The US House of Representatives Thursday passed the District of Columbia appropriations bill and in so doing removed an 11-year-old amendment barring the District from implementing the medical marijuana law approved by voters in 1998. Known as the Barr amendment after then Rep. Bob Barr (R-GA), the amendment has been attacked by both medical marijuana and DC home rule advocates for years as an unconscionable intrusion into District affairs.
"Today represents a victory not just for medical marijuana patients, but for all city residents who have the right to determine their own policies in their own District without federal meddling," said Aaron Houston, MPP director of government relations. "DC residents overwhelmingly made the sensible, compassionate decision to pass a medical marijuana law, and now, 10 years later, suffering Washingtonians may finally be allowed to focus on treating their pain without fearing arrest."
With Republicans in control of the House until 2006, Congress had reapproved the Barr amendment in every DC appropriations bill until this year.
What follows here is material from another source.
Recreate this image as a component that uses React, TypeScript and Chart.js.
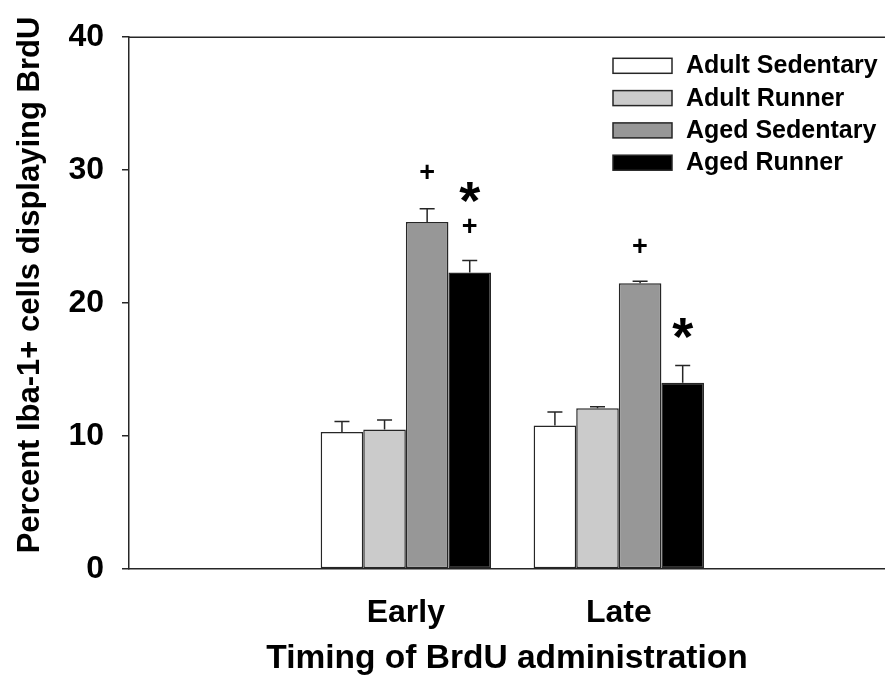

But even under Republican control, pressure had begun to mount after the 2004 death of DC resident Jonathan Magbie, a quadriplegic medical marijuana user who was arrested and died in a DC jail for lack of adequate medical care.
"Had the District been able to implement its medical marijuana law when it passed in 1998, Mr. Magbie may well be alive today -- and free to treat his pain as he and his doctor saw fit," Houston said. "Perhaps now nobody in the District will ever have to suffer as he and his family did simply for using the medicine that works best for them."